======== Material ========
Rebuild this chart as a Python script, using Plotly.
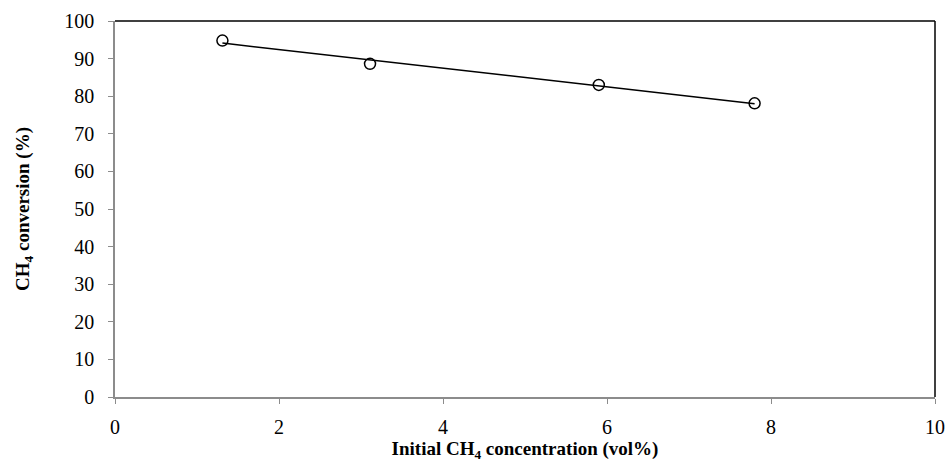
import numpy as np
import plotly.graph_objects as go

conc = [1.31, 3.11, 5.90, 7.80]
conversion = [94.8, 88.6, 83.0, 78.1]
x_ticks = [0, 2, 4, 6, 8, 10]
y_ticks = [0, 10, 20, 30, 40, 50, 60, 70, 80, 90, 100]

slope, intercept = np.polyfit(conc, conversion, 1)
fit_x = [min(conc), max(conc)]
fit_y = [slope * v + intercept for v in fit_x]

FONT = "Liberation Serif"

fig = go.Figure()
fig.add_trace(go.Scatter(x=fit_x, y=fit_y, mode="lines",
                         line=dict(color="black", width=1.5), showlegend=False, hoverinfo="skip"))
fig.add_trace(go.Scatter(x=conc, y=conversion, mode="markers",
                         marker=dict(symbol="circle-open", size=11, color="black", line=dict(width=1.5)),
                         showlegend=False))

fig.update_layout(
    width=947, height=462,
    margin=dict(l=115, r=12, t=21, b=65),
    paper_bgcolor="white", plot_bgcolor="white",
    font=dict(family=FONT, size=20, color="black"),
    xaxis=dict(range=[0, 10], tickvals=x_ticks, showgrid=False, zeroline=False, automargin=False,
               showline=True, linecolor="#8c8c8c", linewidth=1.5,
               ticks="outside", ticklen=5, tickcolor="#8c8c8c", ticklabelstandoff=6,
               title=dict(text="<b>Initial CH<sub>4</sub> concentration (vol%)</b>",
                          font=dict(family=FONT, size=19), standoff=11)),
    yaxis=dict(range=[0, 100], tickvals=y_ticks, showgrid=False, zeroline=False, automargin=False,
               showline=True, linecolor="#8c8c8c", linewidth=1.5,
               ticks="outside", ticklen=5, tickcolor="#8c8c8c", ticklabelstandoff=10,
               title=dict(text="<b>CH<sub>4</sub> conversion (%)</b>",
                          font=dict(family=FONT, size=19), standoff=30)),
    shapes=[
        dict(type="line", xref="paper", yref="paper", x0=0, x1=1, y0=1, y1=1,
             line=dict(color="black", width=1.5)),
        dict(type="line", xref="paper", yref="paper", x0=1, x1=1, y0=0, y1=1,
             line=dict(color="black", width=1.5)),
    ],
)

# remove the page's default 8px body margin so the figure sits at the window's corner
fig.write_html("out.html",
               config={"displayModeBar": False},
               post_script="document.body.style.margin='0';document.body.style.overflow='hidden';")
========
_Aim_. Copy out the listing exactly as it stands, but not the pictures.

_Final answer_.
Rebuild this chart as a Python script, using Plotly.
import numpy as np
import plotly.graph_objects as go

conc = [1.31, 3.11, 5.90, 7.80]
conversion = [94.8, 88.6, 83.0, 78.1]
x_ticks = [0, 2, 4, 6, 8, 10]
y_ticks = [0, 10, 20, 30, 40, 50, 60, 70, 80, 90, 100]

slope, intercept = np.polyfit(conc, conversion, 1)
fit_x = [min(conc), max(conc)]
fit_y = [slope * v + intercept for v in fit_x]

FONT = "Liberation Serif"

fig = go.Figure()
fig.add_trace(go.Scatter(x=fit_x, y=fit_y, mode="lines",
                         line=dict(color="black", width=1.5), showlegend=False, hoverinfo="skip"))
fig.add_trace(go.Scatter(x=conc, y=conversion, mode="markers",
                         marker=dict(symbol="circle-open", size=11, color="black", line=dict(width=1.5)),
                         showlegend=False))

fig.update_layout(
    width=947, height=462,
    margin=dict(l=115, r=12, t=21, b=65),
    paper_bgcolor="white", plot_bgcolor="white",
    font=dict(family=FONT, size=20, color="black"),
    xaxis=dict(range=[0, 10], tickvals=x_ticks, showgrid=False, zeroline=False, automargin=False,
               showline=True, linecolor="#8c8c8c", linewidth=1.5,
               ticks="outside", ticklen=5, tickcolor="#8c8c8c", ticklabelstandoff=6,
               title=dict(text="<b>Initial CH<sub>4</sub> concentration (vol%)</b>",
                          font=dict(family=FONT, size=19), standoff=11)),
    yaxis=dict(range=[0, 100], tickvals=y_ticks, showgrid=False, zeroline=False, automargin=False,
               showline=True, linecolor="#8c8c8c", linewidth=1.5,
               ticks="outside", ticklen=5, tickcolor="#8c8c8c", ticklabelstandoff=10,
               title=dict(text="<b>CH<sub>4</sub> conversion (%)</b>",
                          font=dict(family=FONT, size=19), standoff=30)),
    shapes=[
        dict(type="line", xref="paper", yref="paper", x0=0, x1=1, y0=1, y1=1,
             line=dict(color="black", width=1.5)),
        dict(type="line", xref="paper", yref="paper", x0=1, x1=1, y0=0, y1=1,
             line=dict(color="black", width=1.5)),
    ],
)

# remove the page's default 8px body margin so the figure sits at the window's corner
fig.write_html("out.html",
               config={"displayModeBar": False},
               post_script="document.body.style.margin='0';document.body.style.overflow='hidden';")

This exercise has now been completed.